> [MATERIAL]:
——————

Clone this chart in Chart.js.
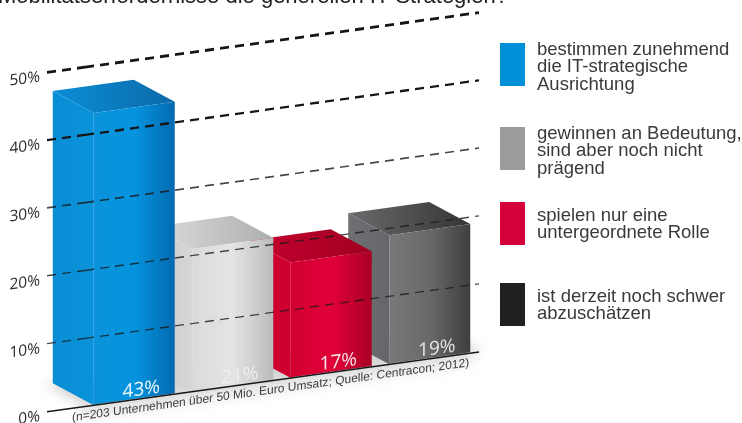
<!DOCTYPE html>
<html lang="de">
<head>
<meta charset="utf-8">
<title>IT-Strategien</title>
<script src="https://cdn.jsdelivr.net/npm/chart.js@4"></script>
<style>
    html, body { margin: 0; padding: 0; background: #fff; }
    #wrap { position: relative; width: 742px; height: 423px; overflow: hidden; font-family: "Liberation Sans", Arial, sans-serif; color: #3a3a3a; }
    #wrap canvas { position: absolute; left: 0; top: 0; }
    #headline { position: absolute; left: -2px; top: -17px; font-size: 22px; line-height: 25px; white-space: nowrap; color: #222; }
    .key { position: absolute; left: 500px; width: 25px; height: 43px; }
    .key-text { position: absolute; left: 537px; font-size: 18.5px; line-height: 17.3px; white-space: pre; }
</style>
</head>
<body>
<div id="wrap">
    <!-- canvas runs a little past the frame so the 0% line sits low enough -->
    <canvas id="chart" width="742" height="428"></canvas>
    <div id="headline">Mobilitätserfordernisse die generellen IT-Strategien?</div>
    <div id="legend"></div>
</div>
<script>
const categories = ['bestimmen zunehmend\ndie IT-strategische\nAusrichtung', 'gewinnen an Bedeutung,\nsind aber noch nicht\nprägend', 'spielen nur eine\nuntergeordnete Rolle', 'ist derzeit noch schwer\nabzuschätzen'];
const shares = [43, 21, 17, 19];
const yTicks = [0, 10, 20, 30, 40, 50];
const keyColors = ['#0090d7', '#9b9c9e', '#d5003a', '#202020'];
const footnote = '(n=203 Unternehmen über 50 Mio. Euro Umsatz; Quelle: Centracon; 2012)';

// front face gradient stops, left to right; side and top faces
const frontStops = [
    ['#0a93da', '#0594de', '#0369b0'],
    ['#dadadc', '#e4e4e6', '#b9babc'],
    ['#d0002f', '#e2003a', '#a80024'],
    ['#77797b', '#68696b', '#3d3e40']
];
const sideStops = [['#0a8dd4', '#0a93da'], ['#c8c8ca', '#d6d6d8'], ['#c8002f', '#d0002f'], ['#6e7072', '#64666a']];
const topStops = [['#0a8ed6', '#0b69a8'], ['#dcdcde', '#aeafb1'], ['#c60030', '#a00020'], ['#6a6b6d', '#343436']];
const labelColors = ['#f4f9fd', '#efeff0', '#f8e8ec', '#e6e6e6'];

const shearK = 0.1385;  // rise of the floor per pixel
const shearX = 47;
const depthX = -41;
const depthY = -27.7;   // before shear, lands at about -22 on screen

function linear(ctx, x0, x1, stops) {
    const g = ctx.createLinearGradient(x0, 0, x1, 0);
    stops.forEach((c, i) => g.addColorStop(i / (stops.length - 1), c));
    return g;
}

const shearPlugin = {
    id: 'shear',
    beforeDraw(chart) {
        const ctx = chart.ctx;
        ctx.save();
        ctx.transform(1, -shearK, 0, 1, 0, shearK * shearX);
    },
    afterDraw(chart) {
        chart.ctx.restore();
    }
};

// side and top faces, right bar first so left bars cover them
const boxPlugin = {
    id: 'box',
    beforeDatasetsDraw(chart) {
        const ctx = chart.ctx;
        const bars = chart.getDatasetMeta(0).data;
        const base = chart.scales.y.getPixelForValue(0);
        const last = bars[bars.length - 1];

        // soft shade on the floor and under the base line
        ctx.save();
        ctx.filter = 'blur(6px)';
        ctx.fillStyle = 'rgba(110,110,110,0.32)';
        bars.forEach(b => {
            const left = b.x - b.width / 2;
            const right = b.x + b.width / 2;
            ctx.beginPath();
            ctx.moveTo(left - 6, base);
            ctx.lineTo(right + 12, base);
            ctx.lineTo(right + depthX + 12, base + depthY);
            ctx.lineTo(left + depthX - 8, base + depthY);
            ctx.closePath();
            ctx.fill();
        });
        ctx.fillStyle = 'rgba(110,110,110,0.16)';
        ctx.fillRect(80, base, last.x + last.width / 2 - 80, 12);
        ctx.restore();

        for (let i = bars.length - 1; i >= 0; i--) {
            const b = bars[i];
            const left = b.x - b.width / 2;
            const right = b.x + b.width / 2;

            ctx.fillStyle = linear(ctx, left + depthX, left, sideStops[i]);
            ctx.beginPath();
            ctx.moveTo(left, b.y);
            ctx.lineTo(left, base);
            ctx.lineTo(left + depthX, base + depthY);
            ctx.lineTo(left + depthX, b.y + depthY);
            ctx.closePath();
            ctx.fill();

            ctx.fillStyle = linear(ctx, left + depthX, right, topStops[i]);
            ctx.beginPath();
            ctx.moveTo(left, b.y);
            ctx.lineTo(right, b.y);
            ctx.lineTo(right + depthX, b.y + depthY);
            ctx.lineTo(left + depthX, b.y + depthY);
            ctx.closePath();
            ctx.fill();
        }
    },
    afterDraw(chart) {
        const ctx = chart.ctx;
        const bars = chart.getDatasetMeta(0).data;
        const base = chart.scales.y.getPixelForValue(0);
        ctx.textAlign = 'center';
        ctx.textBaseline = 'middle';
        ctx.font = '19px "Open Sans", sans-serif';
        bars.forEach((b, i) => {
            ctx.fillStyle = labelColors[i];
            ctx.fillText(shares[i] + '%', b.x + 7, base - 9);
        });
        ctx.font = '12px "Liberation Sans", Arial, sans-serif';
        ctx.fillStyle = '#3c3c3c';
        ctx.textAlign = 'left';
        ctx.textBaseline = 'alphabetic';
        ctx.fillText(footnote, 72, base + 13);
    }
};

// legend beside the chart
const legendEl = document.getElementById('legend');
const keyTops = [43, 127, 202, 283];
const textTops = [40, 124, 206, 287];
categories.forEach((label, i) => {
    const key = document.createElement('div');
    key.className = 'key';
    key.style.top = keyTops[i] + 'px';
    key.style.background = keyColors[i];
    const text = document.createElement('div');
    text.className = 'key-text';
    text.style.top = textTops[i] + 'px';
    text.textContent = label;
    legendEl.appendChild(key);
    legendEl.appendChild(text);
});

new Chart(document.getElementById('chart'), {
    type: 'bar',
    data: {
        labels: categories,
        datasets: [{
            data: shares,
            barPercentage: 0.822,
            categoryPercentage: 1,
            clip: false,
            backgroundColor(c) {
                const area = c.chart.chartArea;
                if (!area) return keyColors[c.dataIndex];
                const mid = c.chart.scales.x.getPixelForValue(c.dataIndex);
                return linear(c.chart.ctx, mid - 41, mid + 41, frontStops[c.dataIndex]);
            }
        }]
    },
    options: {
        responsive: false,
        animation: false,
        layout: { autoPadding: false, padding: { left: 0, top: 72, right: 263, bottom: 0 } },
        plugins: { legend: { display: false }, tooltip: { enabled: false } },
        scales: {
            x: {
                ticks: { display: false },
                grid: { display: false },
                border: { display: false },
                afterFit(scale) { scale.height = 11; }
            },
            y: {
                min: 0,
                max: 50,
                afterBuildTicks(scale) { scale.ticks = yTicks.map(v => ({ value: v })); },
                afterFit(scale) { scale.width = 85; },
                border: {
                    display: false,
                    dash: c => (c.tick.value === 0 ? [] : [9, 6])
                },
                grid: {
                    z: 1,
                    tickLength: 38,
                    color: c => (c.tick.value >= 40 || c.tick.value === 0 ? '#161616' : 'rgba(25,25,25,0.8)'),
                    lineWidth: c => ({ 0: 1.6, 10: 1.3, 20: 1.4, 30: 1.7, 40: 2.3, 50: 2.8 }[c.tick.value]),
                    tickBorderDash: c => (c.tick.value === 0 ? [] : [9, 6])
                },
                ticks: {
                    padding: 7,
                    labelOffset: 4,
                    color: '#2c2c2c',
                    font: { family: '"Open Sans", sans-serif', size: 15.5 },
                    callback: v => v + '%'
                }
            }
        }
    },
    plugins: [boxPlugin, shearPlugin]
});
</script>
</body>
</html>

——————

> [TASK TO COMPLETE]:
Restate the entire listing word for word, excluding pictures.

> [RESULT OF THE EXERCISE]:
Clone this chart in Chart.js.
<!DOCTYPE html>
<html lang="de">
<head>
<meta charset="utf-8">
<title>IT-Strategien</title>
<script src="https://cdn.jsdelivr.net/npm/chart.js@4"></script>
<style>
    html, body { margin: 0; padding: 0; background: #fff; }
    #wrap { position: relative; width: 742px; height: 423px; overflow: hidden; font-family: "Liberation Sans", Arial, sans-serif; color: #3a3a3a; }
    #wrap canvas { position: absolute; left: 0; top: 0; }
    #headline { position: absolute; left: -2px; top: -17px; font-size: 22px; line-height: 25px; white-space: nowrap; color: #222; }
    .key { position: absolute; left: 500px; width: 25px; height: 43px; }
    .key-text { position: absolute; left: 537px; font-size: 18.5px; line-height: 17.3px; white-space: pre; }
</style>
</head>
<body>
<div id="wrap">
    <!-- canvas runs a little past the frame so the 0% line sits low enough -->
    <canvas id="chart" width="742" height="428"></canvas>
    <div id="headline">Mobilitätserfordernisse die generellen IT-Strategien?</div>
    <div id="legend"></div>
</div>
<script>
const categories = ['bestimmen zunehmend\ndie IT-strategische\nAusrichtung', 'gewinnen an Bedeutung,\nsind aber noch nicht\nprägend', 'spielen nur eine\nuntergeordnete Rolle', 'ist derzeit noch schwer\nabzuschätzen'];
const shares = [43, 21, 17, 19];
const yTicks = [0, 10, 20, 30, 40, 50];
const keyColors = ['#0090d7', '#9b9c9e', '#d5003a', '#202020'];
const footnote = '(n=203 Unternehmen über 50 Mio. Euro Umsatz; Quelle: Centracon; 2012)';

// front face gradient stops, left to right; side and top faces
const frontStops = [
    ['#0a93da', '#0594de', '#0369b0'],
    ['#dadadc', '#e4e4e6', '#b9babc'],
    ['#d0002f', '#e2003a', '#a80024'],
    ['#77797b', '#68696b', '#3d3e40']
];
const sideStops = [['#0a8dd4', '#0a93da'], ['#c8c8ca', '#d6d6d8'], ['#c8002f', '#d0002f'], ['#6e7072', '#64666a']];
const topStops = [['#0a8ed6', '#0b69a8'], ['#dcdcde', '#aeafb1'], ['#c60030', '#a00020'], ['#6a6b6d', '#343436']];
const labelColors = ['#f4f9fd', '#efeff0', '#f8e8ec', '#e6e6e6'];

const shearK = 0.1385;  // rise of the floor per pixel
const shearX = 47;
const depthX = -41;
const depthY = -27.7;   // before shear, lands at about -22 on screen

function linear(ctx, x0, x1, stops) {
    const g = ctx.createLinearGradient(x0, 0, x1, 0);
    stops.forEach((c, i) => g.addColorStop(i / (stops.length - 1), c));
    return g;
}

const shearPlugin = {
    id: 'shear',
    beforeDraw(chart) {
        const ctx = chart.ctx;
        ctx.save();
        ctx.transform(1, -shearK, 0, 1, 0, shearK * shearX);
    },
    afterDraw(chart) {
        chart.ctx.restore();
    }
};

// side and top faces, right bar first so left bars cover them
const boxPlugin = {
    id: 'box',
    beforeDatasetsDraw(chart) {
        const ctx = chart.ctx;
        const bars = chart.getDatasetMeta(0).data;
        const base = chart.scales.y.getPixelForValue(0);
        const last = bars[bars.length - 1];

        // soft shade on the floor and under the base line
        ctx.save();
        ctx.filter = 'blur(6px)';
        ctx.fillStyle = 'rgba(110,110,110,0.32)';
        bars.forEach(b => {
            const left = b.x - b.width / 2;
            const right = b.x + b.width / 2;
            ctx.beginPath();
            ctx.moveTo(left - 6, base);
            ctx.lineTo(right + 12, base);
            ctx.lineTo(right + depthX + 12, base + depthY);
            ctx.lineTo(left + depthX - 8, base + depthY);
            ctx.closePath();
            ctx.fill();
        });
        ctx.fillStyle = 'rgba(110,110,110,0.16)';
        ctx.fillRect(80, base, last.x + last.width / 2 - 80, 12);
        ctx.restore();

        for (let i = bars.length - 1; i >= 0; i--) {
            const b = bars[i];
            const left = b.x - b.width / 2;
            const right = b.x + b.width / 2;

            ctx.fillStyle = linear(ctx, left + depthX, left, sideStops[i]);
            ctx.beginPath();
            ctx.moveTo(left, b.y);
            ctx.lineTo(left, base);
            ctx.lineTo(left + depthX, base + depthY);
            ctx.lineTo(left + depthX, b.y + depthY);
            ctx.closePath();
            ctx.fill();

            ctx.fillStyle = linear(ctx, left + depthX, right, topStops[i]);
            ctx.beginPath();
            ctx.moveTo(left, b.y);
            ctx.lineTo(right, b.y);
            ctx.lineTo(right + depthX, b.y + depthY);
            ctx.lineTo(left + depthX, b.y + depthY);
            ctx.closePath();
            ctx.fill();
        }
    },
    afterDraw(chart) {
        const ctx = chart.ctx;
        const bars = chart.getDatasetMeta(0).data;
        const base = chart.scales.y.getPixelForValue(0);
        ctx.textAlign = 'center';
        ctx.textBaseline = 'middle';
        ctx.font = '19px "Open Sans", sans-serif';
        bars.forEach((b, i) => {
            ctx.fillStyle = labelColors[i];
            ctx.fillText(shares[i] + '%', b.x + 7, base - 9);
        });
        ctx.font = '12px "Liberation Sans", Arial, sans-serif';
        ctx.fillStyle = '#3c3c3c';
        ctx.textAlign = 'left';
        ctx.textBaseline = 'alphabetic';
        ctx.fillText(footnote, 72, base + 13);
    }
};

// legend beside the chart
const legendEl = document.getElementById('legend');
const keyTops = [43, 127, 202, 283];
const textTops = [40, 124, 206, 287];
categories.forEach((label, i) => {
    const key = document.createElement('div');
    key.className = 'key';
    key.style.top = keyTops[i] + 'px';
    key.style.background = keyColors[i];
    const text = document.createElement('div');
    text.className = 'key-text';
    text.style.top = textTops[i] + 'px';
    text.textContent = label;
    legendEl.appendChild(key);
    legendEl.appendChild(text);
});

new Chart(document.getElementById('chart'), {
    type: 'bar',
    data: {
        labels: categories,
        datasets: [{
            data: shares,
            barPercentage: 0.822,
            categoryPercentage: 1,
            clip: false,
            backgroundColor(c) {
                const area = c.chart.chartArea;
                if (!area) return keyColors[c.dataIndex];
                const mid = c.chart.scales.x.getPixelForValue(c.dataIndex);
                return linear(c.chart.ctx, mid - 41, mid + 41, frontStops[c.dataIndex]);
            }
        }]
    },
    options: {
        responsive: false,
        animation: false,
        layout: { autoPadding: false, padding: { left: 0, top: 72, right: 263, bottom: 0 } },
        plugins: { legend: { display: false }, tooltip: { enabled: false } },
        scales: {
            x: {
                ticks: { display: false },
                grid: { display: false },
                border: { display: false },
                afterFit(scale) { scale.height = 11; }
            },
            y: {
                min: 0,
                max: 50,
                afterBuildTicks(scale) { scale.ticks = yTicks.map(v => ({ value: v })); },
                afterFit(scale) { scale.width = 85; },
                border: {
                    display: false,
                    dash: c => (c.tick.value === 0 ? [] : [9, 6])
                },
                grid: {
                    z: 1,
                    tickLength: 38,
                    color: c => (c.tick.value >= 40 || c.tick.value === 0 ? '#161616' : 'rgba(25,25,25,0.8)'),
                    lineWidth: c => ({ 0: 1.6, 10: 1.3, 20: 1.4, 30: 1.7, 40: 2.3, 50: 2.8 }[c.tick.value]),
                    tickBorderDash: c => (c.tick.value === 0 ? [] : [9, 6])
                },
                ticks: {
                    padding: 7,
                    labelOffset: 4,
                    color: '#2c2c2c',
                    font: { family: '"Open Sans", sans-serif', size: 15.5 },
                    callback: v => v + '%'
                }
            }
        }
    },
    plugins: [boxPlugin, shearPlugin]
});
</script>
</body>
</html>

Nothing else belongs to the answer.